Performance discussions are the ones most commonly referenced in articles and books about challenging conversations. And while there are a few of these I would like back, these are also the discussions where technique can be taught. However, before the training takes root, you still have to find the courage to sit across from someone and open the conversation on their performance.
Courage backed by the belief in the importance of the discussion is essential.
Beware Management Teams That Can’t Shoot Straight
Every poor performing management team I’ve observed, coached, (or have been a part of) struggled to talk. Sure, there was a lot of talking, but it typically went in circles on the big issues. Lacking process, trust, and commitment to finding success together, most discussions in these settings devolve to power-plays of varying proportions. Typically, the central issue is someone’s drive to promote change and a lot of someones who resist change because it threatens their version of the status quo.

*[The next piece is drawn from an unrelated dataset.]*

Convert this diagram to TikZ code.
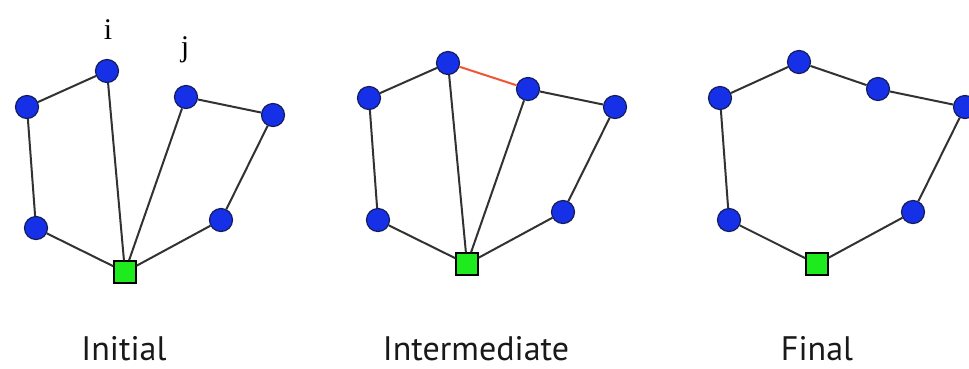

One CEO lamented to me, “The management team is collegial, but they won’t face the big issues. As a result, I’m going to have to change out the team, or we will jeopardize the future of our organization.”

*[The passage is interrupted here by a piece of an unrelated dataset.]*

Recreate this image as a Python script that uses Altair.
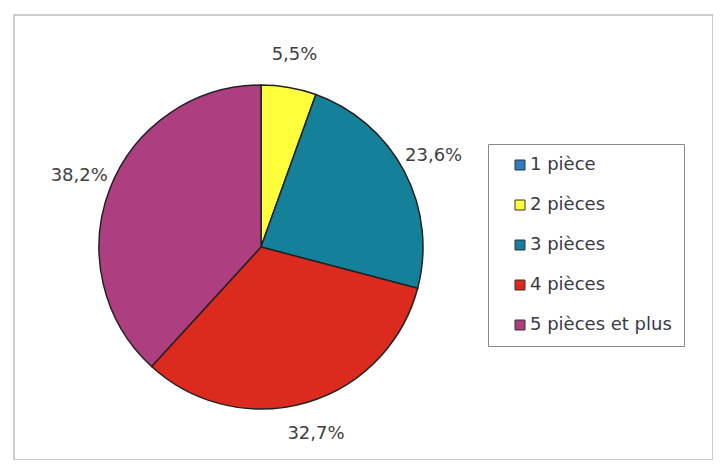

Whether you’re leading from the top or leading teams somewhere in the middle, it’s imperative you break through the barriers that keep these groups from talking about their warts and blemishes.
Permission to Muddle and Massacre for the Right Reasons
While writing this sentence requires immense effort on my part, give yourself permission to muddle and massacre a few challenging conversations. I would rather you struggle and bumble than avoid the big issues.

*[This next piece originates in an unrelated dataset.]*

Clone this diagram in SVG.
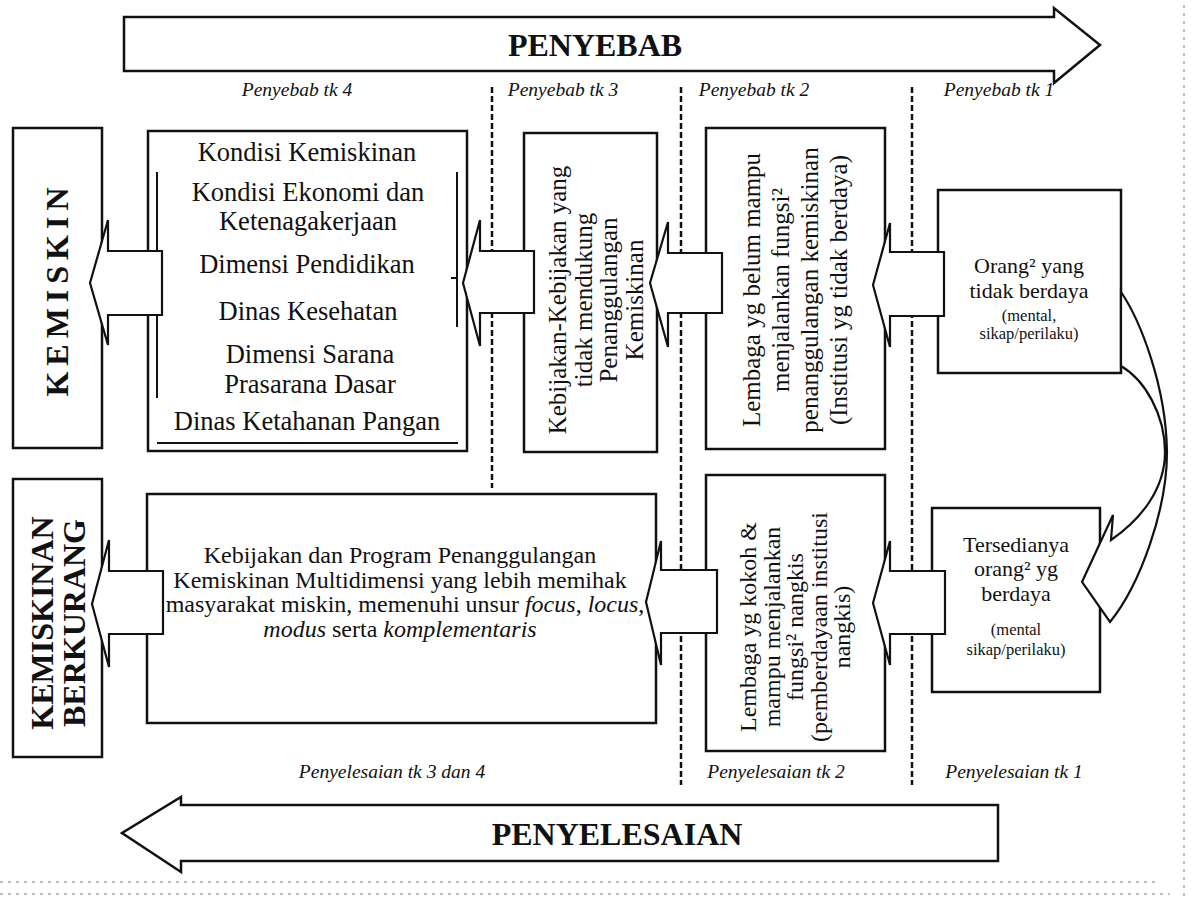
<svg xmlns="http://www.w3.org/2000/svg" width="1199" height="921" viewBox="0 0 1199 921">
<style>
.box{fill:#fff;stroke:#111;stroke-width:2.5}
.ln{fill:none;stroke:#111;stroke-width:2}
.arr{fill:#fff;stroke:#111;stroke-width:2.2;stroke-linejoin:miter}
.dash{fill:none;stroke:#111;stroke-width:2.5;stroke-dasharray:6 3}
.t{font-family:"Liberation Serif","Times New Roman",serif;fill:#111}
.lbl{font-style:italic;font-size:19.5px}
.big{font-size:26.5px}
.rot{font-size:25px}
.ttl{font-weight:bold;font-size:32px}
.sm{font-size:16.5px}
.mid{font-size:22px}
.noise{fill:none;stroke:#aaa;stroke-width:1.5;stroke-dasharray:3 5}
</style>
<rect width="1199" height="921" fill="#fff"/>

<g id="scan-noise">
<line class="noise" x1="0" y1="882" x2="1160" y2="882"/>
<line class="noise" x1="0" y1="894" x2="1170" y2="894"/>
<line class="noise" x1="1184" y1="5" x2="1184" y2="900"/>
</g>

<g id="arrow-penyebab">
<path class="box" d="M124,17 L1054,17 L1054,8 L1100,45 L1054,83 L1054,71 L124,71 Z"/>
<text class="t ttl" x="595" y="56" text-anchor="middle">PENYEBAB</text>
</g>

<g id="arrow-penyelesaian">
<path class="box" d="M998,805 L181,805 L181,797 L122,833 L181,872 L181,861 L998,861 Z"/>
<text class="t ttl" x="617" y="845" text-anchor="middle">PENYELESAIAN</text>
</g>

<g id="separators">
<line class="dash" x1="492" y1="87" x2="492" y2="488"/>
<line class="dash" x1="681" y1="87" x2="681" y2="785"/>
<line class="dash" x1="912" y1="87" x2="912" y2="785"/>
</g>

<g id="labels" class="t lbl" text-anchor="middle">
<text x="297" y="96">Penyebab tk 4</text>
<text x="563" y="96">Penyebab tk 3</text>
<text x="754" y="96">Penyebab tk 2</text>
<text x="999" y="96">Penyebab tk 1</text>
<text x="392" y="778">Penyelesaian tk 3 dan 4</text>
<text x="776" y="778">Penyelesaian tk 2</text>
<text x="1014" y="778">Penyelesaian tk 1</text>
</g>

<g id="node-kemiskin">
<rect class="box" x="13" y="128" width="89" height="320"/>
<text class="t ttl" transform="translate(0,292) rotate(-90)" x="3" y="68" text-anchor="middle" letter-spacing="6">KEMISKIN</text>
</g>

<g id="node-kondisi">
<rect class="box" x="148" y="131" width="319" height="320"/>
<line class="ln" x1="157" y1="172" x2="157" y2="398"/>
<line class="ln" x1="457" y1="172" x2="457" y2="327"/>
<line class="ln" x1="451" y1="278" x2="457" y2="278"/>
<line class="ln" x1="157" y1="443" x2="458" y2="443"/>
<g class="t big" text-anchor="middle">
<text x="307" y="161">Kondisi Kemiskinan</text>
<text x="308" y="201">Kondisi Ekonomi dan</text>
<text x="308" y="230">Ketenagakerjaan</text>
<text x="307" y="273">Dimensi Pendidikan</text>
<text x="308" y="320">Dinas Kesehatan</text>
<text x="310" y="363">Dimensi Sarana</text>
<text x="310" y="393">Prasarana Dasar</text>
<text x="307" y="430">Dinas Ketahanan Pangan</text>
</g>
</g>

<g id="node-kebijakan">
<rect class="box" x="524" y="133" width="133" height="319"/>
<g class="t rot" transform="translate(0,300) rotate(-90)" text-anchor="middle">
<text x="0" y="566">Kebijakan-Kebijakan yang</text>
<text x="0" y="591.5">tidak mendukung</text>
<text x="0" y="617">Penanggulangan</text>
<text x="0" y="642.5">Kemiskinan</text>
</g>
</g>

<g id="node-lembaga-lemah">
<rect class="box" x="706" y="128" width="179" height="321"/>
<g class="t rot" transform="translate(0,290) rotate(-90)" text-anchor="middle">
<text x="0" y="760">Lembaga yg belum mampu</text>
<text x="0" y="789">menjalankan fungsi²</text>
<text x="0" y="818">penanggulangan kemiskinan</text>
<text x="0" y="847">(Institusi yg tidak berdaya)</text>
</g>
</g>

<g id="node-orang-tidak-berdaya">
<rect class="box" x="938" y="190" width="183" height="183"/>
<g class="t" text-anchor="middle">
<text class="mid" x="1029" y="273">Orang² yang</text>
<text class="mid" x="1029" y="298">tidak berdaya</text>
<text class="sm" x="1029" y="321">(mental,</text>
<text class="sm" x="1029" y="339">sikap/perilaku)</text>
</g>
</g>

<g id="node-kemiskinan-berkurang">
<rect class="box" x="13" y="479" width="89" height="278"/>
<g class="t ttl" transform="translate(0,623) rotate(-90)" text-anchor="middle">
<text x="0" y="53">KEMISKINAN</text>
<text x="0" y="85">BERKURANG</text>
</g>
</g>

<g id="node-program">
<rect class="box" x="147" y="494" width="509" height="229"/>
<g class="t" font-size="24" text-anchor="middle">
<text x="400" y="563">Kebijakan dan Program Penanggulangan</text>
<text x="400" y="588">Kemiskinan Multidimensi yang lebih memihak</text>
<text x="405" y="612">masyarakat miskin, memenuhi unsur <tspan font-style="italic">focus</tspan>, <tspan font-style="italic">locus</tspan>,</text>
<text x="400" y="637"><tspan font-style="italic">modus</tspan> serta <tspan font-style="italic">komplementaris</tspan></text>
</g>
</g>

<g id="node-lembaga-kokoh">
<rect class="box" x="706" y="475" width="179" height="276"/>
<g class="t" font-size="24" transform="translate(0,627) rotate(-90)" text-anchor="middle">
<text x="0" y="756">Lembaga yg kokoh &amp;</text>
<text x="0" y="779.5">mampu menjalankan</text>
<text x="0" y="803">fungsi² nangkis</text>
<text x="0" y="826.5">(pemberdayaan institusi</text>
<text x="0" y="850">nangkis)</text>
</g>
</g>

<g id="node-orang-berdaya">
<rect class="box" x="932" y="508" width="168" height="184"/>
<g class="t" text-anchor="middle">
<text class="mid" x="1016" y="552">Tersedianya</text>
<text class="mid" x="1016" y="576">orang² yg</text>
<text class="mid" x="1016" y="601">berdaya</text>
<text class="sm" x="1016" y="635">(mental</text>
<text class="sm" x="1016" y="655">sikap/perilaku)</text>
</g>
</g>

<g id="connectors">
<path class="arr" d="M162,251 L108,251 L108,220 L90,283 L108,345 L108,315 L162,315 Z"/>
<path class="arr" d="M534,251 L480,251 L480,220 L463,283 L480,346 L480,313 L534,313 Z"/>
<path class="arr" d="M722,253 L668,253 L668,222 L650,283 L668,347 L668,313 L722,313 Z"/>
<path class="arr" d="M944,252 L890,252 L890,223 L873,285 L890,347 L890,316 L944,316 Z"/>
<path class="arr" d="M163,571 L109,571 L109,540 L92,604 L109,667 L109,634 L163,634 Z"/>
<path class="arr" d="M717,570 L661,570 L661,541 L646,602 L661,665 L661,633 L717,633 Z"/>
<path class="arr" d="M945,571 L890,571 L890,541 L873,603 L890,665 L890,634 L945,634 Z"/>
<path class="arr" d="M1121,292 C1140,320 1166,385 1167,452 C1167,510 1140,585 1110,622 L1082,582 L1113,515 L1111,540 C1140,520 1165,490 1165,452 C1165,415 1145,380 1121,366 Z"/>
</g>
</svg>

Yeah, the Association for Effective Challenging Conversations (fake news…there isn’t one, but there should be) will likely revoke my platinum level membership, but so be it. I want you talking, not thinking about talking. As Peter Drucker suggested, “Actions in the present are the only way to create the future.”
Resolve to quit postponing or ignoring the conversations that stand in the way of resolution or forward progress. Remember, you don’t want Ron’s regrets.
4 Tips to Help Jump-Start Your Challenging Conversations
1. Lead with Empathy
Empathy is at the heart of every successful challenging conversation. I don’t care how well-baked and logical your business case or strategy is, if you are asking people to change something, this is an emotional discussion, not a logical one.
Your ability to attempt to see issues through the eyes of your audience may be the greatest superpower you will develop during your career (and life). As Dr. Mark Goulston suggests, make people “feel felt.” You do this by listening, asking questions, and showing the individual you are striving to understand how this issue affects them.
2. Create Discussions Not Monologues
I listened in on a role play in a workshop where an experience manager did just about everything right with feedback. She delivered it empathetically, focused on an observed behavior and linked the behavior to the individual’s and team’s performance. Brilliant, but it was missing something. It wasn’t a discussion. She started and ended and solved the problem for the other person. Except, she didn’t really solve anything. The other person heard the message but didn’t participate except as a passive receiver. That’s not how to communicate for results.
Every challenging conversation is navigated through open and free discussion. The best ones resolve with both parties working to design a way forward together. You don’t design solutions without dialog!
3. Ask This Question to Regain Traction
I love De Bono’s Six Thinking Hats approach, and I use variations of it regularly in my work. One of my favorite questions focuses on “positive framing” (yellow hat). When a conversation begins to slip and slide downhill in the mud, I like to reframe it with some variation of, “This is a challenging issue for sure. What will it be like for you when it’s resolved?”
It’s incredible how this shifts the negative talk toward the positive and how easily people begin sharing more about their interests (not positions) in the situation. As Keith Ferrazzi suggests, “If talking to someone is like talking to a brick wall, you’ve got to find the loose brick.” This question might help you identify that loose brick!
4. Give Control to Reduce Resistance to Challenging Topics
There’s a fair amount of psychology and research behind the idea that people naturally resist losing control and alternatively, gravitate to situations and solutions where they can control their fate. So, from the diary of Captain Obvious, give them power! Just do it strategically.
A few of my favorite approaches for ceding control include
- Listing options and letting the other party add to the list.
- Let the other party list all of the options for resolving the issue. (Remember, your focus is the issue. Ask yourself whether it’s really that important to dictate the outcome.)
- Presenting three choices. (Two is too binary, one is a take-it-or-leave-it, and three opens possibilities.)
- Asking the question, “Under what circumstances would you consider… ?”
While there are many other techniques, remember, your goal is to keep the conversation moving forward toward a mutually agreeable resolution. If you’re following the first suggestion on empathy, your willingness to cede control reinforces your commitment to the individual and their concerns.
The Bottom-Line for Now:
Everything important in your organization and ultimately your career (and life) takes place via one or more challenging conversations. However, when you shy away from those conversations, you fail to bring to life the solutions and outcomes needed to succeed. They’re called challenging for a reason. Just don’t let fear slow you down. Instead, fear the conversations that aren’t happening. Those are the value killers!